# SOURCE DATA
- - - - - - -
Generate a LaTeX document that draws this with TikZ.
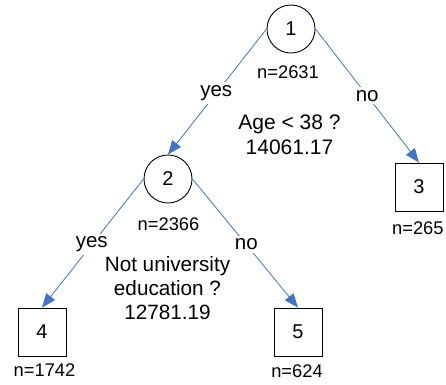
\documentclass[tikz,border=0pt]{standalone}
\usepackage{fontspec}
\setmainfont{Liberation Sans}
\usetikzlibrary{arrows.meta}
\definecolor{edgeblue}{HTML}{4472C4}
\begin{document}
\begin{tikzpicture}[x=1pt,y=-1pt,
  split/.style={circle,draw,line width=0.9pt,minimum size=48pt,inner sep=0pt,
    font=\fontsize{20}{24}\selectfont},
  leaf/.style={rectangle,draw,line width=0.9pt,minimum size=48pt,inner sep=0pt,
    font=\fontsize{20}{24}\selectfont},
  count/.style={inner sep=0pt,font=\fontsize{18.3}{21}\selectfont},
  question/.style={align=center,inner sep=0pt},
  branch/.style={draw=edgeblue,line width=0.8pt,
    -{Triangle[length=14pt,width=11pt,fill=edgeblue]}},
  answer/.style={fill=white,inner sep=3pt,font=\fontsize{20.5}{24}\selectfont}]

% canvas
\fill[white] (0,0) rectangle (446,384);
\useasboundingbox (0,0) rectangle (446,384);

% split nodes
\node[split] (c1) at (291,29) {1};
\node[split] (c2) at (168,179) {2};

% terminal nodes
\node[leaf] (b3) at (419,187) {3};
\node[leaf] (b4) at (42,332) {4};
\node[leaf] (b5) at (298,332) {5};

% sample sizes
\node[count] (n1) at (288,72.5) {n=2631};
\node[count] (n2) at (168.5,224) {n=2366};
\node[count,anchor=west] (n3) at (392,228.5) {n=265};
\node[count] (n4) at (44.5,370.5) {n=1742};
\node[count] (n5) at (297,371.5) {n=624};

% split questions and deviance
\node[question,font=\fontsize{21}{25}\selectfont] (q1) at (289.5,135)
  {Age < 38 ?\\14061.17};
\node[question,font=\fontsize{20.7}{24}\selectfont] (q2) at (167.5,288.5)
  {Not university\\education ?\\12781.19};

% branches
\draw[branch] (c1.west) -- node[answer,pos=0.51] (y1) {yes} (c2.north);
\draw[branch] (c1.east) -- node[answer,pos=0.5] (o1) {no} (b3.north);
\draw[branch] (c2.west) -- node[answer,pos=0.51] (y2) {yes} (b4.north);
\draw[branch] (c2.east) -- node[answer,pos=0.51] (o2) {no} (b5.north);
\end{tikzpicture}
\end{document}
- - - - - - -
# PROBLEM REQUIREMENTS
Each line of the material must be retyped exactly, except that images are omitted.

# THE REPLY
Generate a LaTeX document that draws this with TikZ.
\documentclass[tikz,border=0pt]{standalone}
\usepackage{fontspec}
\setmainfont{Liberation Sans}
\usetikzlibrary{arrows.meta}
\definecolor{edgeblue}{HTML}{4472C4}
\begin{document}
\begin{tikzpicture}[x=1pt,y=-1pt,
  split/.style={circle,draw,line width=0.9pt,minimum size=48pt,inner sep=0pt,
    font=\fontsize{20}{24}\selectfont},
  leaf/.style={rectangle,draw,line width=0.9pt,minimum size=48pt,inner sep=0pt,
    font=\fontsize{20}{24}\selectfont},
  count/.style={inner sep=0pt,font=\fontsize{18.3}{21}\selectfont},
  question/.style={align=center,inner sep=0pt},
  branch/.style={draw=edgeblue,line width=0.8pt,
    -{Triangle[length=14pt,width=11pt,fill=edgeblue]}},
  answer/.style={fill=white,inner sep=3pt,font=\fontsize{20.5}{24}\selectfont}]

% canvas
\fill[white] (0,0) rectangle (446,384);
\useasboundingbox (0,0) rectangle (446,384);

% split nodes
\node[split] (c1) at (291,29) {1};
\node[split] (c2) at (168,179) {2};

% terminal nodes
\node[leaf] (b3) at (419,187) {3};
\node[leaf] (b4) at (42,332) {4};
\node[leaf] (b5) at (298,332) {5};

% sample sizes
\node[count] (n1) at (288,72.5) {n=2631};
\node[count] (n2) at (168.5,224) {n=2366};
\node[count,anchor=west] (n3) at (392,228.5) {n=265};
\node[count] (n4) at (44.5,370.5) {n=1742};
\node[count] (n5) at (297,371.5) {n=624};

% split questions and deviance
\node[question,font=\fontsize{21}{25}\selectfont] (q1) at (289.5,135)
  {Age < 38 ?\\14061.17};
\node[question,font=\fontsize{20.7}{24}\selectfont] (q2) at (167.5,288.5)
  {Not university\\education ?\\12781.19};

% branches
\draw[branch] (c1.west) -- node[answer,pos=0.51] (y1) {yes} (c2.north);
\draw[branch] (c1.east) -- node[answer,pos=0.5] (o1) {no} (b3.north);
\draw[branch] (c2.west) -- node[answer,pos=0.51] (y2) {yes} (b4.north);
\draw[branch] (c2.east) -- node[answer,pos=0.51] (o2) {no} (b5.north);
\end{tikzpicture}
\end{document}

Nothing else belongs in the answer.